The middle categories, as the study defines them, include the “technical middle class,” a group that has a lot of money but few superior social connections or cultural activity; the “emergent service workers,” a young, urban group that has little money but a high amount of social and cultural capital; and the “new affluent workers,” who score high on social and cultural activity, but have only a middling amount of money.
“There’s a much more fuzzy area between the traditional working class and the traditional middle class,” Ms. Devine, a professor of sociology at Manchester University, said in remarks accompanying the research. “The survey has really allowed us to drill down and get a much more complete picture of class in modern Britain.”
Not everyone sees it that way. In a country that is not sure whether it is (a.) obsessed with class, or (b.) merely obsessed with whether it is as obsessed about class as it used to be (if it ever really was), the survey got widespread attention. But some Britons thought the researchers had not considered the correct criteria.

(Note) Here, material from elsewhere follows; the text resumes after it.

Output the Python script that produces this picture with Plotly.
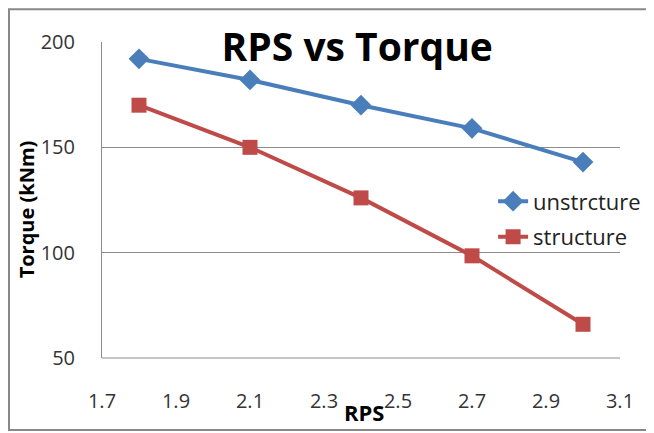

“There are only two classes: those with tattoos, and those without,” said one Daily Mail reader, commenting on the paper’s article about the new categories.
Another wrote: “What are they called in ‘Brave New World’? Alphas, Betas, Gammas and Epsilons? That’s well on the way to becoming a factual book. We already have most of the population on ‘Soma,’ ” a reference to the antidepressant in the book.
Throwing out the old formula by which class was defined according to occupation, wealth and education, it created in its place a definition calculated according to “economic capital,” which includes income and savings; “social capital,” which refers to whom one knows from among 37 different occupations; and “cultural capital,” which is defined as the sorts of cultural interests one pursues, from a list of 27.
In the 1950s, the author Nancy Mitford argued that it was possible to tell which class people were in — upper class (“U”) or not upper class (“non-U”) — according to their choice of vocabulary. U-speakers said “rich” and “jam,” she observed, while non-U speakers said “wealthy” and “preserves,” among other things.
(“Almost everyone I know has some personal antipathy which they condemn as middle class quite irrationally,” Evelyn Waugh wrote in response. “My mother-in-law believes it is middle class to decant claret.”)
Mitford was being mischievous, except that she kind of wasn’t, since she was describing the way people actually spoke. In conjunction with today’s study, the BBC offered a modern adaptation of the Mitford test, a handy do-it-yourself online class calculator.
In their report, the researchers acknowledged that their Web survey showed a large amount of bias, in that the type of people who filled it out were the type of people inclined to fill out BBC surveys (well educated, and 90 percent white, for instance). So they conducted a separate face-to-face survey of 1,026 nationally representative people and then combined the two sets of results, arriving at the seven categories.
Cary L. Cooper, a professor at Lancaster University and the chairman of the Academy of Social Sciences, said that what he found intriguing was not what the study said about different social categories, but rather what it said about people’s desire to place themselves in one or another such category .
“People love filling in questionnaires,” Mr. Cooper said in an interview. “From a psychologists’ point of view, it’s very interesting that they love to pigeonhole themselves — ‘I am that kind of person,’ ‘No matter what people like to say, I am an X.’ ”
Britain remains a “status-conscious society,” he said, especially at times of social and economic insecurity. He attributed the public’s love of “Downton Abbey” and other class-related nostalgic entertainment to a yearning for a time when things were simpler, when “even though there was a rigid class system, at least it was stable.”
Back on the Daily Mail Web site, readers continued to debate the conclusions, and the limitations, of the BBC research.
“I couldn’t find ‘awesome’ class,” one commenter complained.
Another wrote: “What rubbish. Only three classes, working, middle and wealthy. You either have money, no money or some money.”